▶ [Exercise instructions]: Extract the lines from the start through the line that holds "from matplotlib.ticker import NullFormatter", both included, omitting all images.

▶ [Data segment]:
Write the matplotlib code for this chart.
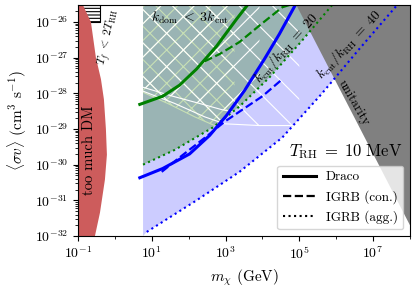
import matplotlib
matplotlib.use('Agg')
import matplotlib.pyplot as plt
from matplotlib.ticker import NullFormatter

plt.rcParams.update({
    'font.family': 'serif', 'font.serif': ['cmr10'], 'mathtext.fontset': 'cm',
    'axes.unicode_minus': False, 'axes.formatter.use_mathtext': True,
    'hatch.linewidth': 0.8,
})

# ---------------- data ----------------
# "too much DM" boundary
red_sv = [3e-26, 1e-26, 1e-27, 2.5e-28, 6.8e-29, 1e-29, 1.9e-30, 3.8e-31, 4.5e-32, 1e-32]
red_m = [0.136, 0.224, 0.306, 0.419, 0.504, 0.571, 0.608, 0.537, 0.394, 0.288]
# T_f < 2 T_RH region
tf_m = [0.1, 0.39]
tf_sv_low = 1e-26
# k_cut/k_RH = 20 (green dotted)
kd20_m = [5.8, 42, 450, 2400, 1.55e4, 1.1e5, 7.8e5]
kd20_sv = [1e-30, 2.6e-30, 1.1e-29, 4.3e-29, 2.8e-28, 2.75e-27, 3e-26]
# k_cut/k_RH = 40 (blue dotted)
kd40_m = [7.3, 164, 2390, 3.47e4, 3.9e5, 4.2e6, 4.5e7]
kd40_sv = [1.3e-32, 1e-31, 6.3e-31, 5.8e-30, 9.3e-29, 1.74e-27, 3e-26]
# Draco limits
draco_g_m = [4.74, 19.8, 57, 164, 571, 1980, 3940]
draco_g_sv = [4.9e-29, 8.3e-29, 1.7e-28, 4.8e-28, 2.1e-27, 1.2e-26, 3e-26]
draco_b_m = [4.74, 19.8, 106, 370, 1064, 3270, 1.13e4, 2.88e4, 7.8e4]
draco_b_sv = [4.3e-31, 7.8e-31, 2.0e-30, 6.6e-30, 2.4e-29, 1.2e-28, 9.1e-28, 4.6e-27, 3e-26]
# IGRB (con.) limits
igrb_g_m = [270, 689, 2390, 1e4, 3.47e4, 5.4e4]
igrb_g_sv = [7.9e-28, 1.26e-27, 2.75e-27, 9.3e-27, 2.6e-26, 3e-26]
igrb_b_m = [18.6, 57, 306, 940, 2880, 1e4, 3.47e4]
igrb_b_sv = [6.3e-31, 1.6e-30, 6.2e-30, 1.6e-29, 3.5e-29, 8.3e-29, 2.5e-28]
# hatched-region boundaries
hA_m = [5.8, 37, 198, 780, 3270, 8300]
hA_sv = [1.48e-28, 8.3e-29, 5.2e-29, 3.5e-29, 2.6e-29, 2.1e-29]
hB_m = [5.8, 42, 270, 940, 8300, 1e5]
hB_sv = [1.15e-28, 5.2e-29, 2.2e-29, 1.4e-29, 1.25e-29, 1.25e-29]
hL_m = [5.8, 30.6, 145, 505, 1750]
hL_sv = [1.07e-28, 4.9e-29, 2.2e-29, 1.25e-29, 7.9e-30]
# unitarity
unit_m = [8.3e4, 1e8]
unit_sv = [3e-26, 2e-32]

xmin, xmax = 1e-1, 1e8
ymin, ymax = 1e-32, 3e-26
m_left = 5.8
x_major = [1e-1, 1e1, 1e3, 1e5, 1e7]
x_minor = [1, 1e2, 1e4, 1e6, 1e8]
y_major = [1e-32, 1e-31, 1e-30, 1e-29, 1e-28, 1e-27, 1e-26]

# ---------------- figure ----------------
fig = plt.figure(figsize=(4.16, 2.87), dpi=100)
ax = fig.add_axes([0.1875, 0.1777, 0.798, 0.8049])
ax.set_xscale('log'); ax.set_yscale('log')

lav = ax.fill([m_left, m_left] + kd40_m, [ymax, ymin] + kd40_sv,
              facecolor='#ccccff', edgecolor='none', zorder=1)[0]
teal = ax.fill([m_left] + kd20_m, [ymax] + kd20_sv,
               facecolor='#9ab4b4', edgecolor='none', zorder=1.1)[0]

pl = ax.fill_between(hL_m, hL_sv, ymax, facecolor='none', edgecolor='#c8e0b4',
                     hatch='xx', lw=0, zorder=1.2)
pl.set_clip_path(teal)
l, = ax.plot(hL_m, hL_sv, color='#c8e0b4', lw=0.8, zorder=1.2)
l.set_clip_path(teal)

hb = ax.fill_between(hB_m, hB_sv, ymax, facecolor='none', edgecolor='white',
                     hatch='\\', lw=0, zorder=1.3)
hb.set_clip_path(lav)
l, = ax.plot(hB_m, hB_sv, color='white', lw=0.8, zorder=1.3)
l.set_clip_path(lav)
ha = ax.fill_between(hA_m, hA_sv, ymax, facecolor='none', edgecolor='white',
                     hatch='/', lw=0, zorder=1.3)
ha.set_clip_path(teal)
l, = ax.plot(hA_m, hA_sv, color='white', lw=0.8, zorder=1.3)
l.set_clip_path(teal)

ax.fill_between(tf_m, tf_sv_low, ymax, facecolor='none', edgecolor='black',
                hatch='-----', lw=0.8, zorder=1.8)
ax.fill_betweenx(red_sv, xmin, red_m, facecolor='#cd5c5c', edgecolor='none', zorder=2)
ax.fill(unit_m + [xmax], unit_sv + [ymax], facecolor='#808080', edgecolor='none', zorder=2)

ax.plot(kd20_m, kd20_sv, color='green', ls=':', lw=1.5, zorder=3)
ax.plot(kd40_m, kd40_sv, color='blue', ls=':', lw=1.5, zorder=3)
ax.plot(draco_g_m, draco_g_sv, color='green', lw=2.2, zorder=3)
ax.plot(draco_b_m, draco_b_sv, color='blue', lw=2.2, zorder=3)
ax.plot(igrb_g_m, igrb_g_sv, color='green', ls='--', lw=1.6, zorder=3)
ax.plot(igrb_b_m, igrb_b_sv, color='blue', ls='--', lw=1.6, zorder=3)

# texts
kw = dict(ha='center', va='center', rotation_mode='anchor', zorder=4)
ax.text(0.198, 10**-29.6, 'too much DM', rotation=90, fontsize=10.5, **kw)
ax.text(0.68, 10**-26.42, r'$T_f\;<\;2T_{\rm RH}$', rotation=78, fontsize=8.5, **kw)
ax.text(112, 10**-25.89, r'$k_{\rm dom}\;<\;3k_{\rm cut}$', fontsize=10, **kw)
ax.text(10**4.64, 10**-26.72, r'$k_{\rm cut}/k_{\rm RH}\;=\;20$', rotation=48, fontsize=10, **kw)
ax.text(10**6.34, 10**-26.62, r'$k_{\rm cut}/k_{\rm RH}\;=\;40$', rotation=47, fontsize=10, **kw)
ax.text(10**6.46, 10**-28.28, 'unitarity', rotation=-60, fontsize=9.5, **kw)
ax.text(0.807, 0.364, r'$T_{\rm RH}\;=\;10\ \mathrm{MeV}$', transform=ax.transAxes,
        ha='center', va='center', fontsize=12, zorder=4)

ax.plot([], [], 'k-', lw=2.2, label='Draco')
ax.plot([], [], 'k--', lw=1.6, label='IGRB (con.)')
ax.plot([], [], 'k:', lw=1.5, label='IGRB (agg.)')
leg = ax.legend(loc='lower right', fontsize=9.5, handlelength=2.5, framealpha=0.8)
leg.set_zorder(5)

ax.set_xticks(x_major)
ax.set_xticks(x_minor, minor=True)
ax.xaxis.set_minor_formatter(NullFormatter())
ax.set_yticks(y_major)
ax.set_yticks([k * v for v in y_major[:-1] for k in range(2, 10)] + [2e-26], minor=True)
ax.yaxis.set_minor_formatter(NullFormatter())
ax.set_xlim(xmin, xmax); ax.set_ylim(ymin, ymax)
ax.tick_params(which='major', length=3.5, width=0.8, labelsize=10)
ax.tick_params(which='minor', length=2, width=0.6)
for s in ax.spines.values():
    s.set_zorder(6)

ax.set_xlabel(r'$m_\chi$ (GeV)', fontsize=11)
ax.set_ylabel(r'$\langle\sigma v\rangle$ (cm$^3$ s$^{-1}$)', fontsize=11)

fig.savefig('out.png', dpi=100)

▶ [In response]:
Write the matplotlib code for this chart.
import matplotlib
matplotlib.use('Agg')
import matplotlib.pyplot as plt
from matplotlib.ticker import NullFormatter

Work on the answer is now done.